The Maillard reaction between reducing carbohy­drates and amino acids is undoubtedly one of the most important reactions in the flavor and fragrance world, leading to the development of the unique aroma and taste as well as the typical browning, which contribute to the sensory quality of thermally processed foods, such as cooked or roasted meat, roasted coffee or cocoa.

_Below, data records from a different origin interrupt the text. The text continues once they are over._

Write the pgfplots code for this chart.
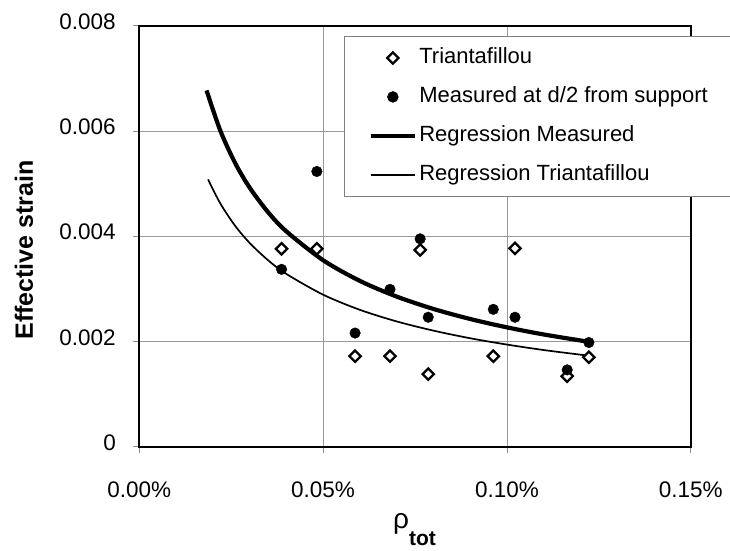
\documentclass[border=0pt]{standalone}
\usepackage{fontspec}
\setmainfont{Liberation Sans}
\usepackage{pgfplots}
\pgfplotsset{compat=1.18}

\pgfplotsset{
  linelegend/.style={legend image code/.code={\draw[##1] (0pt,0pt) -- (44.7pt,0pt);}},
  marklegend/.style={legend image code/.code={\draw[mark repeat=2,mark phase=2,##1] plot coordinates {(0pt,0pt) (22.35pt,0pt) (44.7pt,0pt)};}},
  diamondmark/.style={only marks, mark=square*, mark size=4pt,
    mark options={rotate=45, fill=white, draw=black, line width=2.3pt}},
  dotmark/.style={only marks, mark=*, mark size=5.3pt, mark options={fill=black, draw=black}},
  thickfit/.style={no marks, line width=4.2pt, black},
  thinfit/.style={no marks, line width=1.7pt, black},
}

\begin{document}
\begin{tikzpicture}
\useasboundingbox (-139.3pt,-103.3pt) rectangle (590.7pt,446.7pt);
\begin{axis}[
  at={(0pt,0pt)}, anchor=south west,
  scale only axis, width=551.4pt, height=421pt,
  xmin=0, xmax=0.15, ymin=0, ymax=0.008,
  scaled x ticks=false, scaled y ticks=false,
  xtick={0,0.05,0.1,0.15}, xticklabels={0.00\%,0.05\%,0.10\%,0.15\%},
  ytick={0,0.002,0.004,0.006,0.008}, yticklabels={0,0.002,0.004,0.006,0.008},
  xtick pos=left, ytick pos=left,
  tick align=outside, major tick length=6pt,
  tick style={line width=0.7pt, black!45},
  grid=major, grid style={line width=0.8pt, black!40},
  axis line style={line width=2.2pt},
  ticklabel style={font=\fontsize{22.5}{22.5}\selectfont},
  xticklabel style={anchor=base, yshift=-44.3pt},
  yticklabel style={anchor=east, xshift=-14pt, yshift=4pt},
  legend cell align=left,
  legend style={at={(0.3718,0.9755)}, anchor=north west,
    draw=black!50, line width=0.8pt, inner xsep=23.7pt, inner ysep=2pt,
    font=\fontsize{22}{22}\selectfont,
    nodes={text height=16pt, text depth=5pt, inner ysep=9pt, inner xsep=2pt}},
]
% legend entries
\addlegendimage{diamondmark, marklegend}
\addlegendentry{Triantafillou}
\addlegendimage{dotmark, marklegend}
\addlegendentry{Measured at d/2 from support}
\addlegendimage{thickfit, linelegend}
\addlegendentry{Regression Measured}
\addlegendimage{thinfit, linelegend}
\addlegendentry{Regression Triantafillou}

% regression curve, measured strains
\addplot[thickfit, smooth, forget plot] coordinates {
  (0.0183,0.006770) (0.022,0.006013) (0.026,0.005400) (0.030,0.004925)
  (0.035,0.004459) (0.040,0.004092) (0.050,0.003544) (0.060,0.003151)
  (0.070,0.002853) (0.080,0.002618) (0.090,0.002427) (0.100,0.002268)
  (0.110,0.002133) (0.1223,0.001993)};
% regression curve, Triantafillou model
\addplot[thinfit, smooth, forget plot] coordinates {
  (0.0187,0.005080) (0.022,0.004627) (0.026,0.004204) (0.030,0.003873)
  (0.035,0.003545) (0.040,0.003283) (0.050,0.002889) (0.060,0.002601)
  (0.070,0.002381) (0.080,0.002206) (0.090,0.002061) (0.100,0.001941)
  (0.110,0.001837) (0.1223,0.001729)};
% Triantafillou predictions
\addplot[diamondmark, forget plot] coordinates {
  (0.0387,0.00376) (0.0483,0.00376) (0.0587,0.00172) (0.0682,0.00172)
  (0.0764,0.00374) (0.0786,0.00138) (0.0963,0.00172) (0.1022,0.00377)
  (0.1164,0.00134) (0.1223,0.00170)};
% measured at d/2 from support
\addplot[dotmark, forget plot] coordinates {
  (0.0387,0.00337) (0.0483,0.00523) (0.0587,0.00216) (0.0682,0.00299)
  (0.0764,0.00395) (0.0786,0.00246) (0.0963,0.00261) (0.1022,0.00246)
  (0.1164,0.00146) (0.1223,0.00198)};
\end{axis}
\node[rotate=90, anchor=base, inner sep=0pt, font=\fontsize{25}{25}\selectfont\bfseries]
  at (-106.3pt,196.7pt) {Effective strain};
\node[anchor=base west, inner sep=0pt] at (253.7pt,-81.3pt)
  {\fontsize{28}{28}\selectfont ρ\raisebox{-17pt}{\fontsize{21}{21}\selectfont\bfseries tot}};
\end{tikzpicture}
\end{document}
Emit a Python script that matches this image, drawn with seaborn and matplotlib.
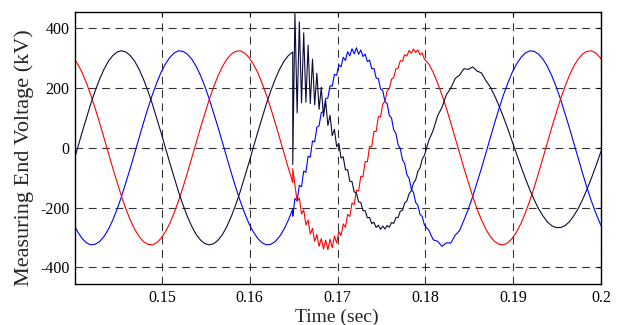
import matplotlib
matplotlib.use("Agg")
import matplotlib.pyplot as plt
import numpy as np
import pandas as pd
import seaborn as sns

# ---------------- data (kV) ----------------
# sample times (s)
t_pre = [round(0.1399 + 0.0005 * k, 5) for k in range(51)]      # up to fault instant 0.1649
t_fault = [0.1649]
t_post = [round(0.16515 + 0.00025 * j, 5) for j in range(60)]   # transient window
t_tail = [round(0.1804 + 0.0005 * m, 5) for m in range(41)]

black_pre = [-51, 0, 51, 100, 148, 191, 230, 263, 290, 309, 321, 325, 321, 309, 290,
             263, 230, 191, 148, 100, 51, 0, -51, -100, -148, -191, -230, -263, -290,
             -309, -321, -325, -321, -309, -290, -263, -230, -191, -148, -100, -51, 0,
             51, 100, 148, 191, 230, 263, 290, 309, 321]
blue_pre = [-253, -281, -303, -318, -325, -323, -314, -297, -273, -242, -205, -163,
            -116, -68, -17, 34, 84, 132, 177, 217, 253, 281, 303, 318, 325, 323, 314,
            297, 273, 242, 205, 163, 116, 68, 17, -34, -84, -132, -177, -217, -253,
            -281, -303, -318, -325, -323, -314, -297, -273, -242, -205]
red_pre = [303, 281, 253, 217, 177, 132, 84, 34, -17, -68, -116, -163, -205, -242,
           -273, -297, -314, -323, -325, -318, -303, -281, -253, -217, -177, -132, -84,
           -34, 17, 68, 116, 163, 205, 242, 273, 297, 314, 323, 325, 318, 303, 281,
           253, 217, 177, 132, 84, 34, -17, -68, -116]

black_fault = [-56]
blue_fault = [-229]
red_fault = [-70]

black_post = [452, 117, 422, 151, 385, 153, 344, 148, 297, 144, 250, 129, 203, 105,
              157, 75, 109, 41, 62, 4, 15, -34, -30, -74, -73, -112, -113, -148,
              -150, -181, -183, -210, -211, -234, -233, -254, -249, -267, -259, -273,
              -262, -272, -260, -266, -250, -253, -234, -233, -212, -209, -185, -178,
              -154, -144, -118, -107, -79, -67, -38, -25]
blue_post = [-170, -177, -126, -130, -78, -82, -28, -31, 23, 20, 69, 74, 118, 122,
             165, 167, 208, 207, 246, 243, 278, 271, 303, 293, 322, 308, 332, 315,
             335, 313, 328, 306, 314, 289, 294, 265, 266, 234, 232, 197, 192, 155,
             148, 108, 100, 60, 48, 11, -3, -40, -53, -90, -102, -138, -149, -183,
             -192, -223, -230, -259]
red_post = [-124, -179, -168, -221, -208, -258, -242, -289, -270, -313, -290, -330,
            -304, -339, -309, -341, -306, -334, -296, -319, -280, -294, -255, -266,
            -223, -230, -185, -190, -142, -145, -95, -97, -46, -47, 4, 4, 55, 55,
            105, 103, 146, 157, 190, 199, 230, 236, 264, 267, 292, 291, 312, 308,
            326, 317, 331, 319, 328, 312, 318, 297]

black_tail = [25, 59, 107, 136, 178, 200, 232, 244, 265, 263, 271, 257, 251, 225, 204,
              174, 140, 103, 63, 21, -21, -63, -103, -140, -174, -204, -228, -248,
              -261, -267, -267, -261, -248, -228, -204, -174, -140, -103, -63, -21, 21]
blue_tail = [-276, -308, -313, -330, -318, -319, -293, -277, -242, -205, -163, -116,
             -68, -17, 34, 84, 132, 177, 217, 253, 281, 303, 318, 325, 323, 314, 297,
             273, 242, 205, 163, 116, 68, 17, -34, -84, -132, -177, -217, -253, -281]
red_tail = [281, 253, 217, 177, 132, 84, 34, -17, -68, -116, -163, -205, -242, -273,
            -297, -314, -323, -325, -318, -303, -281, -253, -217, -177, -132, -84, -34,
            17, 68, 116, 163, 205, 242, 273, 297, 314, 323, 325, 318, 303, 281]

phase_names = ["Phase B", "Phase C", "Phase A"]
phase_colors = ["#0000ff", "#ff0000", "#0b0b36"]

x_ticks = [0.15, 0.16, 0.17, 0.18, 0.19, 0.2]
x_tick_labels = ["0.15", "0.16", "0.17", "0.18", "0.19", "0.2"]
y_ticks = [-400, -200, 0, 200, 400]
y_tick_labels = ["-400", "-200", "0", "200", "400"]

# ---------------- build long table ----------------
time_all = t_pre + t_fault + t_post + t_tail
series = {
    "Phase B": blue_pre + blue_fault + blue_post + blue_tail,
    "Phase C": red_pre + red_fault + red_post + red_tail,
    "Phase A": black_pre + black_fault + black_post + black_tail,
}
frames = []
for name in phase_names:
    frames.append(pd.DataFrame({"t": time_all, "v": series[name], "phase": name}))
df = pd.concat(frames, ignore_index=True)

# ---------------- plot ----------------
sns.set_style("white")
plt.rcParams["font.family"] = ["Liberation Serif", "DejaVu Serif"]
plt.rcParams["lines.scale_dashes"] = True

fig = plt.figure(figsize=(6.24, 3.25), dpi=100)
ax = fig.add_axes([0.1202, 0.1262, 0.963 - 0.1202, 0.964 - 0.1262])

sns.lineplot(data=df, x="t", y="v", hue="phase", hue_order=phase_names,
             palette=dict(zip(phase_names, phase_colors)), estimator=None,
             sort=False, units="phase", linewidth=0.8, legend=False, ax=ax)

ax.set_xlim(0.1401, 0.2)
ax.set_ylim(-456, 456)
ax.set_xticks(x_ticks)
ax.set_xticklabels(x_tick_labels)
ax.set_yticks(y_ticks)
ax.set_yticklabels(y_tick_labels)
ax.grid(True, color="black", linestyle=(0, (7, 5)), linewidth=0.8, alpha=0.8)
ax.tick_params(direction="in", length=3, width=0.8, top=True, right=True,
               labelsize=11.5, pad=4, colors="black")
for s in ax.spines.values():
    s.set_visible(True)
    s.set_color("black")
    s.set_linewidth(1.0)

ax.set_xlabel("Time (sec)", fontsize=14)
ax.set_ylabel("Measuring End Voltage (kV)", fontsize=16)
ax.xaxis.set_label_coords(0.497, -0.092)
ax.yaxis.set_label_coords(-0.078, 0.465)

fig.savefig("out.png", dpi=100)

Although numerous studies have addressed the struc­tures and sensory attributes of the volatile odor-active compounds, the information available on nonvolatile, sensory-active components generated during thermal food processing is scarce but HMF derivatives play an essential role (Van Putten et al., 2013a). HMF has also been linked to natural products, sugar derivatives (e. g. glucosylated HMF) and spiroketals (Van Putten et al., 2013a). HMF can also be a precursor of fuel components. HMF is a solid at room temperature with very poor fuel blend properties; therefore, HMF cannot be used and has not been considered as a fuel or a fuel additive. The Small Medium-sized Enterprise (SME) company Avantium is developing chemical, catalytic routes to produce furan derivatives "furanics" for a range of biofuel applications (de Jong et al., 2012a, b). Avantium targets biofuels with advantageous qualities, both over existing biofuels such as bioethanol and biodiesel as well as over tradi­tional transportation fuels. Another major goal is mini­mizing the H2 demand for their production. These C5-derived furanic monoethers and C6-derived furanic diethers have a relatively high energy density, and good chemical and physical characteristics, no difference in the engine operation was observed and strongly decreased smoke and particulates emissions. The use of furans, such as HMF and furfural, as precursors of liquid hydrocarbon fuels is also an option for the production of linear alkanes in the molecular weight range appropriate for diesel or jet fuel. The group of Dumesic has researched and evaluated the different strategies possible for upgrading HMF to liquid fuels (531 Alonso et al., 2010). HMF can be transformed by hydrogenolysis to 2,5-dimethyl furan. To form larger hydrocarbons, HMF and other furfural products can be upgraded by aldol condensation with ketones, such as acetone, over a basic catalyst (NaOH) already at room temperatures (West et al., 2008). Also several levulinic acid derivatives have been proposed for fuel applications, for instance ethyl levulinate, g-valerolactone, and MTHF (Geilen et al., 2010). The conversion of HMF to fuels has recently been reviewed (Maki-Arvela et al., 2012).